Now before y'all go bashing too much on ol' James Ussher, keep in mind that his defenders include none other than Stephen Jay Gould, in his essay, "Fall in the House of Ussher" (from
Eight Little Piggies, W. W. Norton & Co., 1993).
Stephen Jay Gould said:
I shall be defending Ussher's chronology as an honorable effort for its time and arguing that our usual ridicule only records the lamentable small-mindedness based on mistaken use of present criteria to judge a distant and different past [...]
Gould, of course, doesn't support Ussher's
date, which is easily falsifiable and false, but he applauds Ussher's
work, given that he started from false premises, through no fault of his own.
Stephen Jay Gould said:
What of the scientists who assumed that the continents were stable, that the hereditary material was protein, or that all the other galaxies lay within the Milky Way? These false and abandoned efforts were pursued with passion by brilliant and honorable scientists.
Nor did Ussher simply add up the ages of people mentioned in the Bible. As Gould points out, that method starts to break down around the time of Solomon, and fails utterly once you reach the end of the Old Testament. Basically, it's a dead end, and Ussher didn't even bother with it. Gould does discuss his methods, but I won't bother, because it's irrelevant here.

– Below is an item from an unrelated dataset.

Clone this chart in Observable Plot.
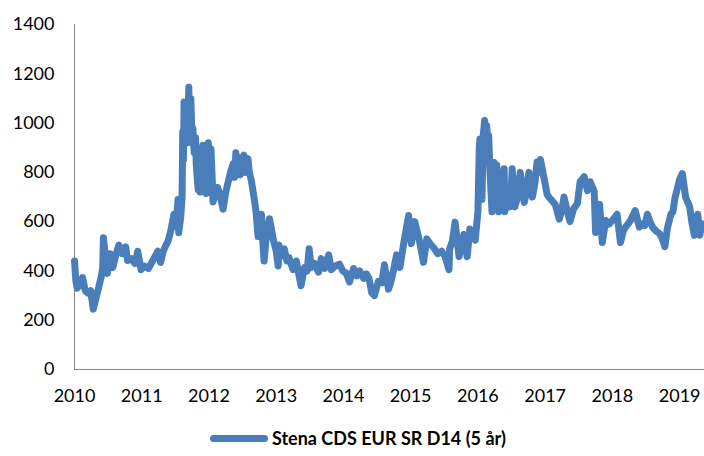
<!DOCTYPE html>
<html>
<head>
<meta charset="utf-8">
<script src="https://cdn.jsdelivr.net/npm/d3@7"></script>
<script src="https://cdn.jsdelivr.net/npm/@observablehq/plot@0.6"></script>
<style>
  html, body { margin: 0; padding: 0; background: #fff; }
  #chart { width: 704px; }
  .legend { display: flex; align-items: center; height: 36px; padding-left: 210px; font-family: Lato, "Open Sans", sans-serif; font-weight: bold; font-size: 18px; color: #000; }
  .legend .sw { width: 58px; height: 7px; border-radius: 4px; background: #4A7EBB; margin-right: 4px; }
</style>
</head>
<body>
<div id="chart"></div>
<script>
const seriesName = "Stena CDS EUR SR D14 (5 år)";
const yearTicks = [2010, 2011, 2012, 2013, 2014, 2015, 2016, 2017, 2018, 2019];
const valueTicks = [0, 200, 400, 600, 800, 1000, 1200, 1400];

const dates = [
  2010.00, 2010.02, 2010.04, 2010.08, 2010.12, 2010.16, 2010.20, 2010.24, 2010.28, 2010.32, 2010.36,
  2010.40, 2010.42, 2010.43, 2010.46, 2010.49, 2010.53, 2010.57, 2010.62, 2010.66, 2010.71,
  2010.76, 2010.79, 2010.84, 2010.90, 2010.94, 2010.99, 2011.04, 2011.10, 2011.16, 2011.24,
  2011.28, 2011.32, 2011.36, 2011.39, 2011.43, 2011.48, 2011.51, 2011.54, 2011.55, 2011.58,
  2011.60, 2011.61, 2011.62, 2011.63, 2011.65, 2011.66, 2011.68, 2011.70, 2011.71, 2011.73,
  2011.75, 2011.76, 2011.78, 2011.80, 2011.81, 2011.83, 2011.84, 2011.86, 2011.87, 2011.89,
  2011.91, 2011.93, 2011.96, 2011.97, 2011.99, 2012.01, 2012.03, 2012.05, 2012.06, 2012.10,
  2012.13, 2012.17, 2012.21, 2012.25, 2012.28, 2012.32, 2012.36, 2012.38, 2012.40, 2012.42,
  2012.44, 2012.46, 2012.48, 2012.50, 2012.52, 2012.55, 2012.58, 2012.60, 2012.63, 2012.67,
  2012.70, 2012.73, 2012.75, 2012.78, 2012.80, 2012.82, 2012.86, 2012.90, 2012.96, 2013.00,
  2013.03, 2013.04, 2013.08, 2013.12, 2013.16, 2013.19, 2013.25, 2013.30, 2013.34, 2013.37,
  2013.42, 2013.46, 2013.49, 2013.52, 2013.57, 2013.63, 2013.67, 2013.72, 2013.78, 2013.82,
  2013.88, 2013.94, 2013.99, 2014.04, 2014.09, 2014.15, 2014.20, 2014.24, 2014.30, 2014.34,
  2014.38, 2014.42, 2014.46, 2014.52, 2014.57, 2014.61, 2014.67, 2014.71, 2014.75, 2014.79,
  2014.84, 2014.90, 2014.94, 2014.97, 2015.01, 2015.06, 2015.13, 2015.19, 2015.24, 2015.29,
  2015.34, 2015.40, 2015.46, 2015.51, 2015.57, 2015.58, 2015.62, 2015.66, 2015.72, 2015.79,
  2015.84, 2015.88, 2015.91, 2015.96, 2016.00, 2016.02, 2016.03, 2016.05, 2016.06, 2016.08,
  2016.10, 2016.12, 2016.13, 2016.15, 2016.16, 2016.18, 2016.21, 2016.22, 2016.24, 2016.26,
  2016.28, 2016.30, 2016.31, 2016.33, 2016.35, 2016.37, 2016.39, 2016.40, 2016.42, 2016.45,
  2016.48, 2016.50, 2016.51, 2016.53, 2016.55, 2016.57, 2016.59, 2016.61, 2016.63, 2016.66,
  2016.69, 2016.72, 2016.74, 2016.76, 2016.78, 2016.81, 2016.85, 2016.88, 2016.90, 2016.93,
  2016.99, 2017.03, 2017.06, 2017.10, 2017.15, 2017.21, 2017.25, 2017.28, 2017.33, 2017.37,
  2017.42, 2017.48, 2017.52, 2017.58, 2017.63, 2017.67, 2017.73, 2017.75, 2017.78, 2017.81,
  2017.85, 2017.90, 2017.95, 2018.00, 2018.07, 2018.12, 2018.16, 2018.19, 2018.23, 2018.27,
  2018.34, 2018.40, 2018.44, 2018.48, 2018.52, 2018.56, 2018.60, 2018.65, 2018.70, 2018.74,
  2018.78, 2018.82, 2018.87, 2018.90, 2018.93, 2018.97, 2019.00, 2019.04, 2019.09, 2019.15,
  2019.18, 2019.22, 2019.27, 2019.30, 2019.33, 2019.36
];

const spreads = [
  440, 360, 330, 345, 373, 320, 310, 320, 245, 290, 333,
  380, 414, 535, 460, 390, 470, 414, 470, 505, 470,
  498, 442, 450, 430, 480, 405, 420, 410, 440, 480,
  434, 480, 505, 520, 560, 630, 580, 690, 555, 620,
  700, 965, 850, 1085, 940, 1050, 920, 1145, 1000, 1100,
  920, 980, 880, 940, 836, 760, 730, 800, 720, 880,
  910, 760, 714, 860, 920, 840, 895, 760, 680, 720,
  739, 700, 650, 720, 755, 800, 836, 780, 880, 820,
  860, 790, 795, 840, 870, 800, 855, 800, 767, 698,
  640, 540, 600, 630, 520, 440, 560, 612, 523, 480,
  420, 505, 460, 490, 440, 454, 405, 440, 380, 340,
  414, 400, 490, 414, 430, 395, 450, 410, 465, 405,
  420, 428, 400, 392, 355, 410, 380, 400, 370, 388,
  370, 312, 300, 358, 352, 425, 326, 360, 410, 465,
  414, 518, 580, 625, 511, 600, 523, 435, 530, 510,
  495, 470, 480, 460, 405, 490, 520, 598, 458, 548,
  458, 570, 560, 525, 640, 900, 935, 780, 690, 950,
  1010, 940, 990, 900, 950, 800, 640, 760, 840, 700,
  830, 700, 640, 680, 700, 760, 815, 640, 700, 680,
  660, 760, 815, 700, 660, 680, 700, 760, 800, 720,
  678, 720, 770, 800, 740, 700, 760, 842, 800, 852,
  767, 710, 698, 686, 670, 610, 650, 700, 640, 600,
  650, 674, 762, 782, 726, 762, 722, 556, 640, 670,
  515, 605, 590, 605, 630, 515, 560, 576, 590, 605,
  645, 578, 590, 584, 630, 600, 576, 562, 552, 532,
  498, 576, 630, 640, 695, 738, 772, 795, 698, 660,
  600, 545, 630, 545, 592, 578
];

const data = dates.map((d, i) => ({date: d, spread: spreads[i]}));

const chart = Plot.plot({
  width: 704,
  height: 420,
  marginLeft: 74,
  marginRight: 0,
  marginTop: 24,
  marginBottom: 51,
  style: {fontFamily: "Lato, 'Open Sans', sans-serif", fontSize: "18px", color: "#000", background: "#fff"},
  x: {domain: [2010, 2019.37]},
  y: {domain: [0, 1400]},
  marks: [
    Plot.axisX({ticks: yearTicks, tickSize: 0, tickPadding: 20, tickFormat: d => String(d), label: null}),
    Plot.axisY({ticks: valueTicks, tickSize: 0, tickPadding: 20, tickFormat: d => String(d), label: null}),
    Plot.ruleY([0], {stroke: "#868686", strokeWidth: 1}),
    Plot.ruleX([2010], {stroke: "#868686", strokeWidth: 1}),
    Plot.line(data, {x: "date", y: "spread", stroke: "#4A7EBB", strokeWidth: 7, strokeLinejoin: "round", strokeLinecap: "round"})
  ]
});

const root = document.getElementById("chart");
root.appendChild(chart);
const legend = document.createElement("div");
legend.className = "legend";
const sw = document.createElement("span");
sw.className = "sw";
const lbl = document.createElement("span");
lbl.textContent = seriesName;
legend.appendChild(sw);
legend.appendChild(lbl);
root.appendChild(legend);
</script>
</body>
</html>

Beyond that, though, Ussher's goal doesn't seem to have been to establish the date of creation. That was simply
one step in his goal to create a framework for studying and analyzing
all human history. And here Gould quotes historian James Barr (see Gould's bibliography for details).
James Barr said:
The Annales are an attempt at a comprehensive chronological synthesis of all known historical knowledge, biblical and classical... Of its volume only perhaps one sixth or less is biblical material.
(Emphasis mine.)
So, diss the Young Earth Creationists all you want. They don't have any excuse for their deliberate and wilful ignorance and blind stupidity. But don't try to lump poor Bishop Ussher in with that pack of idiots. It's not his fault that his attempt at good scholarship has been adopted by a pack of loons.